Movies I Loved in 2019 (and not just the ones everyone else is writing about)
By Brian Eichenberger
I labored over a list of my favorite movies of the year earlier this month and when I put the laptop down, sighed, took a sip of coffee and then went back to review and proofread – I realized something.
No one wants to hear my opinion on Parasite, The Irishmen or Marriage Story (three of my picks). Why? Because every professional and amateur film nerd in America has written a few paragraphs about the greatness of those flicks (and a handful of others I loved like Last Black Man in San Francisco, The Farewell and Booksmart) over the past weeks.
So I decided instead to publish my favorites list with all of (what I will call) the “Oscar bait” removed. Here are the movies I loved this year that won’t walk with tons of awards but left me talking, thinking or laughing for days after viewing.
Peanut Butter Falcon – I have always been a Shia Lebouf fan. Despite the personal and professional missteps he has made over the years, there is something about his eagerness that leaves me rooting for him. This movie is a great example of why. It is a small story with just a handful of performances, but it wastes little of it’s 90 minutes, deploying Shia as road-weary and misunderstood and introducing the world to Zack Gottsagen. I won’t describe the plot. I will just say that regardless of the details, it is really just a story about people finding their people. And I love that kind of story.
Ready or Not – There is a lot of chatter about Knives Out among holiday movie goers, but I might prefer this slightly darker comedy/horror from back in August when it comes to “rich family/big house” movies. (Don’t get me wrong – Knives Out is GREAT!) The movie-making collective Radio Silence took a mostly Canadian cast and confined themselves to a one-night, one mansion romp that is equal parts thrilling, hilarious and uncomfortable. Yes – it has a lot of similarities to You’re Next – another on my all-time shortlist for this genre. But between Samara Weaving’s lead performance as a beguiled and horrified new bride and the excellent handle the filmmakers have on inserting comedy, this deserves more eyeballs.
Blinded By the Light – Those who know me, know there was no way I wasn’t going to love a movie based on the true story of a teenager discovering the music of Bruce Springsteen and how it changed his life. What I didn’t anticipate was the larger things this movie has to say about immigration, displacement, depression and friendships. The historical context and cultural sensitivities filmmaker Gurinder Chadha is able to balance make the film weightier and more important in most ways than the other big music-centered romps that tried to capture the Bohemian Rhapsody crowd this year (Rocketman, Yesterday).

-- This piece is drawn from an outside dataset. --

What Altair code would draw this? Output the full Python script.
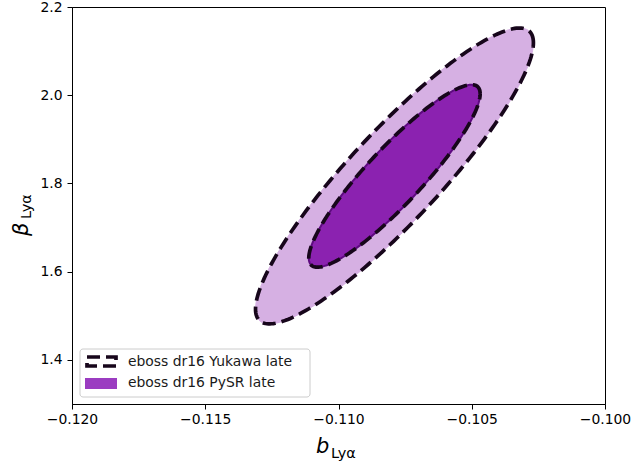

Brittany Runs a Marathon – The marketing of this Amazon funded film almost convinced me to skip it as something that either wasn’t for me or something I had just seen too many times before when it starred Rebel Wilson or Melissa McCarthy. It turns out that I had NOT ever seen a movie quite like this. Telling the tale of a young woman in NYC who decides to take up running as a way to get her life together, the movie takes none of the normal exits of a romantic comedy or inspirational drama. Instead, Brittany becomes what felt to me like a realistic exploration of how hard it is to make good decisions sometimes. On top of all of that, Utkarsh Ambudkar’s turn as Jern is maybe my favorite male comic performance of the year.
Scary Stories to Tell in the Dark – It is important that I mention that while I remember how popular the source material for this movie was during my childhood, I didn’t have much of a relationship with it then. Thus, my affection for this flick is not nostalgic. The stylist who cuts my hair told me during a recent visit that she is a massive fan of the books and hated the movie – so I feel like that needs to be noted. But standing alone as a movie, I found Scary Stories quite entertaining. The filmmakers took the horror anthology and weaved the titular scary stories into a larger narrative set in the 1960s among a set of teenage friends played by mostly new faces. There are creepy-crawly moments but enough of a story to make the whole thing stick together and allow the audience to cheer at the end.
Honorable mentions: Shazam and Little both played with the “young kid/grown up body” conundrum in ways that made me laugh a lot. Sure – we have seen these things before, but we keep doing this schtick because it can be so entertaining; Brightburn – the little film that tackled the big concept of “what if Superman chose to be bad instead of good when he was growing up on the farm” – might have been the most original superhero flick of the year. Captive State is the best alien/post-apocalyptic story no one bothered to see this year (Come for the alien plot, stay for the John Goodman performance.) Instant Family is probably my favorite 2018 movie I watched for the first time in 2019 (and then rewatched).